**Your objective:** Records follow. Copy every line with "this".

**Material to process:**
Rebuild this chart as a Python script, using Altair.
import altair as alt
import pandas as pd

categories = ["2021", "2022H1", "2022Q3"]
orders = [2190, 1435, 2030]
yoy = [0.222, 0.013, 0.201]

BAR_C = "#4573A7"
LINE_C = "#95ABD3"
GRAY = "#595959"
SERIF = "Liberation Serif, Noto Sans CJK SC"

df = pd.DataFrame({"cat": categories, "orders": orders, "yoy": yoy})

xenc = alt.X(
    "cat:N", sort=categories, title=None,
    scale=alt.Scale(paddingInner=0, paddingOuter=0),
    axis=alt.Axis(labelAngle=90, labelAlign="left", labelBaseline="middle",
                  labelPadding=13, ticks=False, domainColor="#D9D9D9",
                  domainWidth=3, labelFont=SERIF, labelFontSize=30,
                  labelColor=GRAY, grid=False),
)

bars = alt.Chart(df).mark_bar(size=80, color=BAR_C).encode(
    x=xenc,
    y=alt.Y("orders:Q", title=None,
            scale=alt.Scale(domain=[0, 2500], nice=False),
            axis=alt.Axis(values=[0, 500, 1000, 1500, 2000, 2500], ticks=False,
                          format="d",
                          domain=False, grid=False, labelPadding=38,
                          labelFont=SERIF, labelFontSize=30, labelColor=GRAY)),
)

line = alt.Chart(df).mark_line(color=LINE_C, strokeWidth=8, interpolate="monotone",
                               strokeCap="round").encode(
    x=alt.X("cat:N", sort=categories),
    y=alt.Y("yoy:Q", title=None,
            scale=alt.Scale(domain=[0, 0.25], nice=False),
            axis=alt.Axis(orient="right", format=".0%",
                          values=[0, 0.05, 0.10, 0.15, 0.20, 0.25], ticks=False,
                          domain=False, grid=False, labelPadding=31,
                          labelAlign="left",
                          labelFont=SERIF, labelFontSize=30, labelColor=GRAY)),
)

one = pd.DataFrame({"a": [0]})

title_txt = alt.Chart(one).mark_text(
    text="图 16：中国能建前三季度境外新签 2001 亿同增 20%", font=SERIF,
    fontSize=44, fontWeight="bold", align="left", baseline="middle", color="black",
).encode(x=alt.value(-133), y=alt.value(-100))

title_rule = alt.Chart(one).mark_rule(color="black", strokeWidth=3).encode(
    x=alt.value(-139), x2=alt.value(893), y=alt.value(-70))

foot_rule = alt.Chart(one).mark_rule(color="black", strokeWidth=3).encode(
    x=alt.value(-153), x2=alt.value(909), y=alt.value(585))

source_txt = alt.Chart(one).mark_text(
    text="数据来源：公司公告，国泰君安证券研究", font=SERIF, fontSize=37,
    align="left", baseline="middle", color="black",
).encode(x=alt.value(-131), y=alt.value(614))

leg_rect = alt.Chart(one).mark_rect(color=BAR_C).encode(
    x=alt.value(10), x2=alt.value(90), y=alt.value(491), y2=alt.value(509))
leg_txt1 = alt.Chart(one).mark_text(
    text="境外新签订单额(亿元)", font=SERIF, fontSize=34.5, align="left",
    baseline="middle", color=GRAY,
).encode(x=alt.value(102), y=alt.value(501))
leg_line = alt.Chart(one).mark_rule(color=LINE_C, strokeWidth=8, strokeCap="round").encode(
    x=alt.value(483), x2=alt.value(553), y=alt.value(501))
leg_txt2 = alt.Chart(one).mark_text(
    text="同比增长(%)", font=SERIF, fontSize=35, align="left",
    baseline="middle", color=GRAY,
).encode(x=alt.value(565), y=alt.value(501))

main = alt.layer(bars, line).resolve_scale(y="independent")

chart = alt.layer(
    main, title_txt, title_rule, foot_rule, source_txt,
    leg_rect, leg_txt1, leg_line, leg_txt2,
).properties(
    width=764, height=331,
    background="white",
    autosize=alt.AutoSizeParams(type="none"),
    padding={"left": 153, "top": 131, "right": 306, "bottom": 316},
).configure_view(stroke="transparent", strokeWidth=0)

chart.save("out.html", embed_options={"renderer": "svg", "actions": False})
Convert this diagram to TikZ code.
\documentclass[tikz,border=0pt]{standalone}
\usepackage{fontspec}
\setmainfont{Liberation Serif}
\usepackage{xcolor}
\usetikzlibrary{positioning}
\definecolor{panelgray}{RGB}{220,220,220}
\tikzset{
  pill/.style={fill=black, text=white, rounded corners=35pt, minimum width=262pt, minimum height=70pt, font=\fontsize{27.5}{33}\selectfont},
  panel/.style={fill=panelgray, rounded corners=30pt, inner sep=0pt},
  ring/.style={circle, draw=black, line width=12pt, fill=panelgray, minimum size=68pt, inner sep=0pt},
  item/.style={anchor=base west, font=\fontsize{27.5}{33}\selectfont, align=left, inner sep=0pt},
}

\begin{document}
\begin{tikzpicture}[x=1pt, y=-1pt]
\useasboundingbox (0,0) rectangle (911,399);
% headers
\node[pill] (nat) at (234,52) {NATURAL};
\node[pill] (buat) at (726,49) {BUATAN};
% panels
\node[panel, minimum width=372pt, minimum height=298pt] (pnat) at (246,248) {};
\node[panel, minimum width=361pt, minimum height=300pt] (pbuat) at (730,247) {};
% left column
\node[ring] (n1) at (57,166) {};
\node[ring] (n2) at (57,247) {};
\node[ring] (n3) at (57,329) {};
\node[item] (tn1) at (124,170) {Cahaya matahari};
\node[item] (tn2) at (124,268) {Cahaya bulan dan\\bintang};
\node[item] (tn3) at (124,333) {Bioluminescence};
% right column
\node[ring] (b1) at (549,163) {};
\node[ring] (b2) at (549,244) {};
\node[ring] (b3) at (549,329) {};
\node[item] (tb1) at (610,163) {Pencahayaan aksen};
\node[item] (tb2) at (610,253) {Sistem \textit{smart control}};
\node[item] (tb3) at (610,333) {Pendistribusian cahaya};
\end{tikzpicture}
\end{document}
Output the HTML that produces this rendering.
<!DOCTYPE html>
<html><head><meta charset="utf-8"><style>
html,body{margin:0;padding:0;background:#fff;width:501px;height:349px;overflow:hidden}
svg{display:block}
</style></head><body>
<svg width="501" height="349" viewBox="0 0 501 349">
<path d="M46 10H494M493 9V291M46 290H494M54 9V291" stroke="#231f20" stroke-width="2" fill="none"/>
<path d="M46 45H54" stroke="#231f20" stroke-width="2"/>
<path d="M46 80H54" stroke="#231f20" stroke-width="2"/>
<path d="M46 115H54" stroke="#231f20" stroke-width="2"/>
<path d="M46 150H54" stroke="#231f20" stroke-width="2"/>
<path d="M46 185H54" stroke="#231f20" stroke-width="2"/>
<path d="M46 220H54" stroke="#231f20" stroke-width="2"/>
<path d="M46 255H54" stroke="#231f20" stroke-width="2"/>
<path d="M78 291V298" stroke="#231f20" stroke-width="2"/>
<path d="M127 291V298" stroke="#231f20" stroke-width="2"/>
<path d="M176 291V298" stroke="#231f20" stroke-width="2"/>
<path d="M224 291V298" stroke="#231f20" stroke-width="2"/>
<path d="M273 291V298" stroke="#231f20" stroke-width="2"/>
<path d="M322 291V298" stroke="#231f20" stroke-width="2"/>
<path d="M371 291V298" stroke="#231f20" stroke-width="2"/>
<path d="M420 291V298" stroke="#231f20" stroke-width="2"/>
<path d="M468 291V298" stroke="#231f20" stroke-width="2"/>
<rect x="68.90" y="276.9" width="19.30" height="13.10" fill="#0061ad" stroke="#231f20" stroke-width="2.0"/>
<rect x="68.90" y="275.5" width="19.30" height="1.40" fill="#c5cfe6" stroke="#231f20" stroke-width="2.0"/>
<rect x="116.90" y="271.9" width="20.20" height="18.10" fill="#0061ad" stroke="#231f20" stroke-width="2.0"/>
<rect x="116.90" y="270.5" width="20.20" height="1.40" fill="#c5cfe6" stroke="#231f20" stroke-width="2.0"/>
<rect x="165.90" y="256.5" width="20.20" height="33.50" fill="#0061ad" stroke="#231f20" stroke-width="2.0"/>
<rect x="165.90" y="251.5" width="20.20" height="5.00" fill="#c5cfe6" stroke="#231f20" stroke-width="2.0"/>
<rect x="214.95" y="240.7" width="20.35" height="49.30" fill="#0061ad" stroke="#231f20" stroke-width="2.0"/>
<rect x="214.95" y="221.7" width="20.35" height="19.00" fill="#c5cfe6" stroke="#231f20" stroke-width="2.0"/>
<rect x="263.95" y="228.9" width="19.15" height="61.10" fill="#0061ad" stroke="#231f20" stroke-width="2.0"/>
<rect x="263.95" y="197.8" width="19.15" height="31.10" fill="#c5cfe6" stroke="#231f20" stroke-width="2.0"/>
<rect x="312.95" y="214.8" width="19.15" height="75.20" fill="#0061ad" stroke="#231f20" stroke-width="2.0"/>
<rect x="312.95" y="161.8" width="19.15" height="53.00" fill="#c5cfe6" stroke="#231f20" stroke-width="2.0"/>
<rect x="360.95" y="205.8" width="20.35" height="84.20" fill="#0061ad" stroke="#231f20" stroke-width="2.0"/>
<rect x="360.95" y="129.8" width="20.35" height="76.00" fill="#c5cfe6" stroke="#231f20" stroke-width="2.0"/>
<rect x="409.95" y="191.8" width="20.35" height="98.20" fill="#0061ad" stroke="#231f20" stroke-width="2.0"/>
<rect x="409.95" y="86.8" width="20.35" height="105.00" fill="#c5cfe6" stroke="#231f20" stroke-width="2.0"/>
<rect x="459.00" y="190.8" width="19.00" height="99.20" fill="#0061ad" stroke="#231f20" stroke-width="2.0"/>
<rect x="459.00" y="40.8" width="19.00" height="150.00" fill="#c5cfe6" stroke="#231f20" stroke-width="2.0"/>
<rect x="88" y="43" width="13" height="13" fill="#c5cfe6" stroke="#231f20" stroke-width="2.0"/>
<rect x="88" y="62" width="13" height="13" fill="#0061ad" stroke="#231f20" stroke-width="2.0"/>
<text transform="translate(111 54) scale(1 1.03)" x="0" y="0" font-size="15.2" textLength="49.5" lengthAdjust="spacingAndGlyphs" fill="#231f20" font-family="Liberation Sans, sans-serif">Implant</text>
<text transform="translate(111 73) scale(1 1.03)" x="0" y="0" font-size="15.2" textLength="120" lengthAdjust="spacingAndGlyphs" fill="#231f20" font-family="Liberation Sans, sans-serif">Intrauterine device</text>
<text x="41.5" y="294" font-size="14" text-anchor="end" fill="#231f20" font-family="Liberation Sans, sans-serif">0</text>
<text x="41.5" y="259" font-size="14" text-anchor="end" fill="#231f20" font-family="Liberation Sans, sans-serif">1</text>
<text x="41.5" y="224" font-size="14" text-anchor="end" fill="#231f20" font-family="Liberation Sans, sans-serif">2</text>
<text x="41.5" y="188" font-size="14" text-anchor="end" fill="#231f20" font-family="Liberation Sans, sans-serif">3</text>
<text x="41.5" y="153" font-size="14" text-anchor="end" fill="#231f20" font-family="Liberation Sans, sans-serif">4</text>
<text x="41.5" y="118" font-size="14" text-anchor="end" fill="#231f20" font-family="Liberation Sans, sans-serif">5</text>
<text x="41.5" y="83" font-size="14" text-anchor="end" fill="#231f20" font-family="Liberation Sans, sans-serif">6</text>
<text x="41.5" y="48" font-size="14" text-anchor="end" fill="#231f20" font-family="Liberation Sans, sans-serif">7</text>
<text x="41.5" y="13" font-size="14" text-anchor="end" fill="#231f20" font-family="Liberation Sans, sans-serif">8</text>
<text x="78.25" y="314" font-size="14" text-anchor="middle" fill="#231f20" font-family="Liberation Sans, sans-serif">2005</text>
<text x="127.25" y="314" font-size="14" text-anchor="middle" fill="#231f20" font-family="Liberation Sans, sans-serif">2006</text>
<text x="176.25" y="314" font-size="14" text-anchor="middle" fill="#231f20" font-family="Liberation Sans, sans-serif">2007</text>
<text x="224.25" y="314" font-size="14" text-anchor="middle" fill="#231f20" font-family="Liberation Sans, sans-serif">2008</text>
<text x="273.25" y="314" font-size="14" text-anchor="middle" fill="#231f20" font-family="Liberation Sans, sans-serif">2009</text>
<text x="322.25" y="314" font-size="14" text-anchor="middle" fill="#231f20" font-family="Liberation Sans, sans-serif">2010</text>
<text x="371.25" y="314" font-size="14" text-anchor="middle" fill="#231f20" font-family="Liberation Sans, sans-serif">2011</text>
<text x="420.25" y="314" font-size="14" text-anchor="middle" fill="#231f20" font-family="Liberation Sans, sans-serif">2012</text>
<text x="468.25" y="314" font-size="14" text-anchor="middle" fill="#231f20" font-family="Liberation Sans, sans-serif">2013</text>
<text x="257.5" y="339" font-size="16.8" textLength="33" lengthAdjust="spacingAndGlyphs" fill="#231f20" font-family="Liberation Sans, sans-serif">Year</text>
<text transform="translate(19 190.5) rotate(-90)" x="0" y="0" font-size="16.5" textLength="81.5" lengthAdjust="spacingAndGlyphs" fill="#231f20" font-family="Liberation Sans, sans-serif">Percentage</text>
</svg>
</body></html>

**Reply to the exercise:**
Rebuild this chart as a Python script, using Altair.
Convert this diagram to TikZ code.
Output the HTML that produces this rendering.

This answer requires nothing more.